Applying sunscreen to a squirmy toddler can be annoying – and so is listening to them complain about the slimy, greasy texture. That’s why some parents consider powder sunscreens, which are mineral-based products containing zinc oxide and titanium dioxide.
“Powder sunscreens are easier to use and kids don’t complain, which are positives,” says Adena Rosenblatt, M.D., Ph.D, a pediatric dermatologist at The University of Chicago Comer Children’s Hospital. But powder sunscreens also have some disadvantages, like the potential for uneven coverage and inhalation of the powder. Here, we’ve broken down the basics of powder sunscreen, so you can decide whether it’s safe for your kids.
Most powder sunscreens are made with zinc oxide and titanium dioxide. These natural mineral-based ingredients form a protective barrier against the sun’s harsh rays. They're non-toxic, non-irritating, and less likely to trigger reactions like contact dermatitis. In fact, Dr. Rosenblatt suggests looking for these active ingredients in all types of sunscreen, including creams and sprays.
Most powder sunscreens have a broad spectrum SPF of 25 to 50. Kids should use sunscreen of SPF 30 or higher, says Dr. Rosenblatt. Keep in mind that infants younger than 6 months should be kept out of the sun as much as possible.
To use powder sunscreen, distribute product onto the brush and rub into skin (see manufacturer instructions for details). The powder forms a protective barrier to block UV rays from the body.

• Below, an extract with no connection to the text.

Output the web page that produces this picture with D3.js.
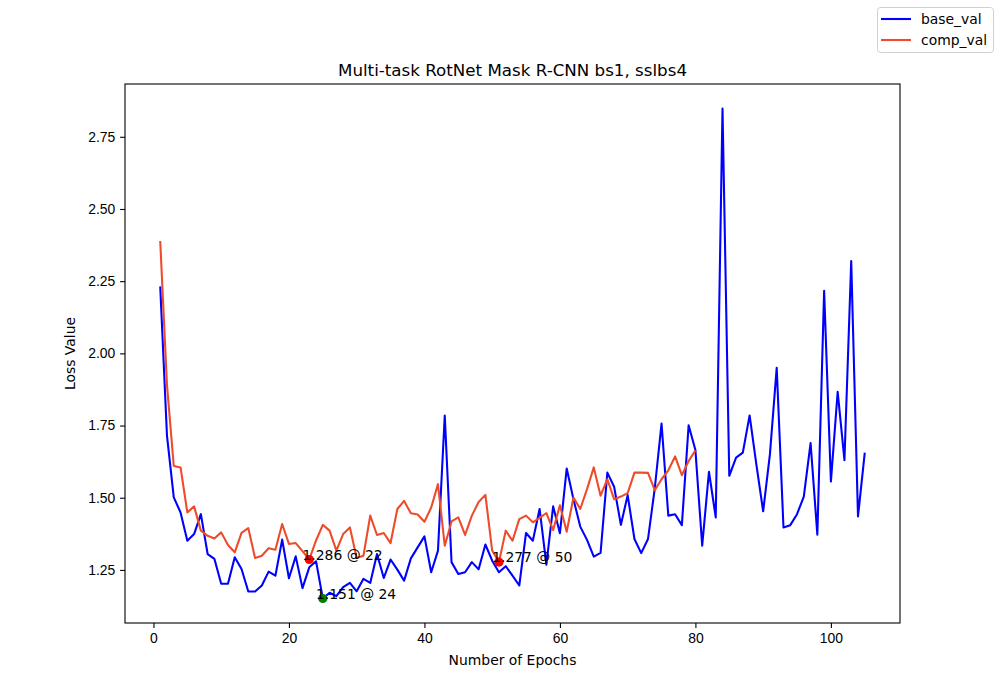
<!DOCTYPE html>
<html>
<head>
<meta charset="utf-8">
<script src="https://cdn.jsdelivr.net/npm/d3@7"></script>
<style>
  body { margin: 0; background: #fff; }
  svg { display: block; font-family: "DejaVu Sans", sans-serif; }
  .axis text { font-size: 13.9px; fill: #000; }
  .axis path, .axis line { stroke: #000; stroke-width: 1.1px; }
</style>
</head>
<body>
<svg id="chart" width="1000" height="700"></svg>
<script>
// loss per epoch (epoch = index + 1)
var baseVal = [
  2.232, 1.714, 1.501, 1.449, 1.351, 1.374, 1.443, 1.305, 1.288, 1.202,
  1.202, 1.294, 1.253, 1.175, 1.175, 1.196, 1.244, 1.230, 1.355, 1.221,
  1.297, 1.187, 1.259, 1.280, 1.151, 1.171, 1.159, 1.190, 1.205, 1.176,
  1.219, 1.205, 1.305, 1.222, 1.286, 1.251, 1.213, 1.290, 1.328, 1.366,
  1.242, 1.317, 1.785, 1.277, 1.236, 1.242, 1.277, 1.252, 1.338, 1.282,
  1.242, 1.263, 1.230, 1.196, 1.378, 1.351, 1.461, 1.268, 1.470, 1.377,
  1.601, 1.495, 1.400, 1.354, 1.296, 1.309, 1.587, 1.538, 1.406, 1.509,
  1.357, 1.308, 1.357, 1.532, 1.757, 1.438, 1.443, 1.405, 1.751, 1.665,
  1.334, 1.590, 1.432, 2.848, 1.576, 1.639, 1.656, 1.785, 1.615, 1.453,
  1.651, 1.950, 1.397, 1.405, 1.443, 1.504, 1.689, 1.372, 2.217, 1.556,
  1.867, 1.630, 2.320, 1.435, 1.656
];

var compVal = [
  2.389, 1.890, 1.610, 1.605, 1.449, 1.470, 1.386, 1.368, 1.359, 1.380,
  1.336, 1.311, 1.378, 1.395, 1.291, 1.299, 1.325, 1.320, 1.409, 1.340,
  1.343, 1.315, 1.286, 1.352, 1.406, 1.386, 1.317, 1.374, 1.397, 1.291,
  1.299, 1.438, 1.371, 1.378, 1.343, 1.461, 1.489, 1.446, 1.442, 1.417,
  1.466, 1.547, 1.334, 1.418, 1.432, 1.371, 1.438, 1.485, 1.510, 1.317,
  1.277, 1.386, 1.351, 1.426, 1.438, 1.415, 1.430, 1.447, 1.388, 1.474,
  1.382, 1.501, 1.461, 1.530, 1.605, 1.507, 1.564, 1.495, 1.504, 1.516,
  1.587, 1.587, 1.586, 1.526, 1.564, 1.595, 1.643, 1.578, 1.627, 1.664
];

// marked minima: index into the series, value, dot colour
var markIdx = [22, 24, 50];
var markVal = [1.286, 1.151, 1.277];
var markColor = ["red", "green", "red"];

var xTicks = [0, 20, 40, 60, 80, 100];
var yTicks = [1.25, 1.50, 1.75, 2.00, 2.25, 2.50, 2.75];

var seriesNames = ["base_val", "comp_val"];
var seriesColors = ["#0000ff", "#ee4b2b"];

var svg = d3.select("#chart"),
    margin = { left: 125, right: 100, top: 84, bottom: 77 },
    width = 1000 - margin.left - margin.right,
    height = 700 - margin.top - margin.bottom;

var g = svg.append("g").attr("transform", "translate(" + margin.left + "," + margin.top + ")");

// matplotlib-like 5% padding
function padded (lo, hi) {
  var m = (hi - lo) * 0.05;
  return [lo - m, hi + m];
}

var allVals = baseVal.concat(compVal);
var x = d3.scaleLinear().domain(padded(1, baseVal.length)).range([0, width]),
    y = d3.scaleLinear().domain(padded(d3.min(allVals), d3.max(allVals))).range([height, 0]);

var line = d3.line()
  .x(function (d, i) { return x(i + 1); })
  .y(function (d) { return y(d); });

g.append("clipPath").attr("id", "clip")
  .append("rect").attr("width", width).attr("height", height);

var plot = g.append("g").attr("clip-path", "url(#clip)");

[baseVal, compVal].forEach(function (s, k) {
  plot.append("path")
    .datum(s)
    .attr("fill", "none")
    .attr("stroke", seriesColors[k])
    .attr("stroke-width", 2.08)
    .attr("stroke-linejoin", "round")
    .attr("d", line);
});

markIdx.forEach(function (idx, k) {
  plot.append("circle")
    .attr("cx", x(idx + 1))
    .attr("cy", y(markVal[k]))
    .attr("r", 4.6)
    .attr("fill", markColor[k]);
  g.append("text")
    .attr("x", x(idx))
    .attr("y", y(markVal[k]))
    .attr("font-size", "13.9px")
    .text(d3.format(".3f")(markVal[k]) + " @ " + idx);
});

// axes
var xAxis = g.append("g")
  .attr("class", "axis")
  .attr("transform", "translate(0," + height + ")")
  .call(d3.axisBottom(x).tickValues(xTicks).tickSize(4.9).tickPadding(4.9).tickFormat(d3.format("d")));

var yAxis = g.append("g")
  .attr("class", "axis")
  .call(d3.axisLeft(y).tickValues(yTicks).tickSize(4.9).tickPadding(4.9).tickFormat(d3.format(".2f")));

xAxis.select(".domain").remove();
yAxis.select(".domain").remove();

g.append("rect")
  .attr("width", width)
  .attr("height", height)
  .attr("fill", "none")
  .attr("stroke", "#000")
  .attr("stroke-width", 1.1);

// labels
svg.append("text")
  .attr("x", margin.left + width / 2)
  .attr("y", 665)
  .attr("text-anchor", "middle")
  .attr("font-size", "13.9px")
  .text("Number of Epochs");

svg.append("text")
  .attr("transform", "translate(75," + (margin.top + height / 2) + ") rotate(-90)")
  .attr("text-anchor", "middle")
  .attr("font-size", "13.9px")
  .text("Loss Value");

svg.append("text")
  .attr("x", margin.left + width / 2)
  .attr("y", 76)
  .attr("text-anchor", "middle")
  .attr("font-size", "16.7px")
  .text("Multi-task RotNet Mask R-CNN bs1, sslbs4");

// legend (figure level, top right)
var legend = svg.append("g").attr("transform", "translate(877.5,7.5)");

legend.append("rect")
  .attr("width", 116)
  .attr("height", 45)
  .attr("rx", 3)
  .attr("fill", "#fff")
  .attr("fill-opacity", 0.8)
  .attr("stroke", "#d0d0d0");

seriesNames.forEach(function (name, k) {
  var ly = 11.5 + k * 21;
  legend.append("line")
    .attr("x1", 3.5).attr("x2", 33.5)
    .attr("y1", ly).attr("y2", ly)
    .attr("stroke", seriesColors[k])
    .attr("stroke-width", 2.08);
  legend.append("text")
    .attr("x", 43.5)
    .attr("y", ly + 5)
    .attr("font-size", "13.9px")
    .text(name);
});
</script>
</body>
</html>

Apply powdered sunscreen 15 minutes before sun exposure, and re-apply at least every two hours or after your child has been in the water. Many brands recommend two liberal coats during each application.

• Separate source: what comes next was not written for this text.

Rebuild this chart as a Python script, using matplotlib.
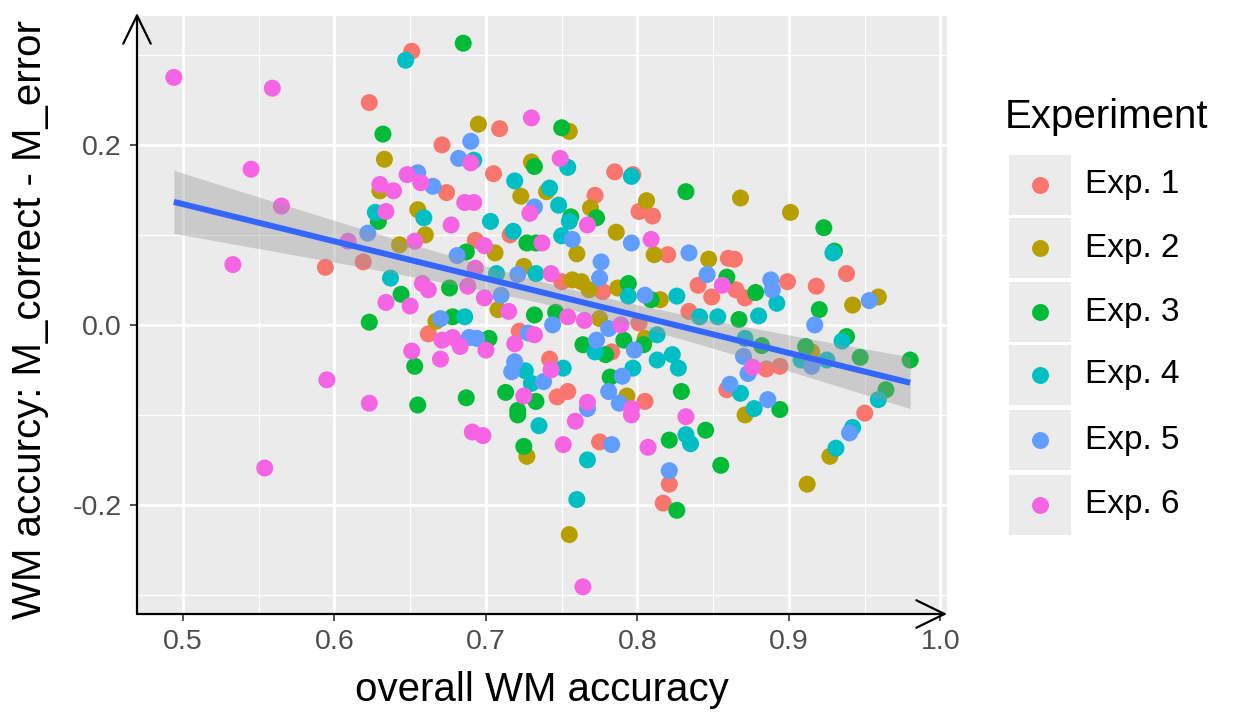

Powder sunscreen is portable and easy to use – and kids probably won’t complain about the dry texture, says Dr. Rosenblatt. But as of 2013, the U.S. Food and Drug Administration (FDA) “has not authorized the marketing of nonprescription sunscreen products” in the form of powder, according to the FDA website.
That’s partly because powder sunscreen is often applied ineffectively. You need a thick, even amount of powder to ward off the sun’s damaging rays. Most parents put too little on the skin. Plus, since powders blend into the body, it’s hard to tell if you’ve done an adequate job with coverage.
Leaving skin unprotected can lead to sunburn, which increases the risk of skin cancer in the future. Sunburn is especially harmful for babies, since their inability to regulate body temperature may lead to dehydration and heat stroke.
Another concern with powdered sunscreen: kids could potentially inhale the substance during application, says Debra M. Langlois, M.D., an assistant professor of pediatrics at the University of Michigan. Titanium dioxide and zinc oxide aren’t harmful when applied to skin, but breathing them in may have negative effects. There isn’t currently a lot of research so it’s better to be safe than sorry.
FINAL VERDICT: Don't rely solely on powder sunscreen. Instead, parents could put powder sunscreen over a cream, spray, or stick sunscreen for increased defense against UV rays. The only exception: if you want to avoid getting greasy cream in your hair. “I think one location that could potentially be more helpful than a cream is along the part of the hairline – although the best option is still a hat,” explains Dr. Rosenblatt.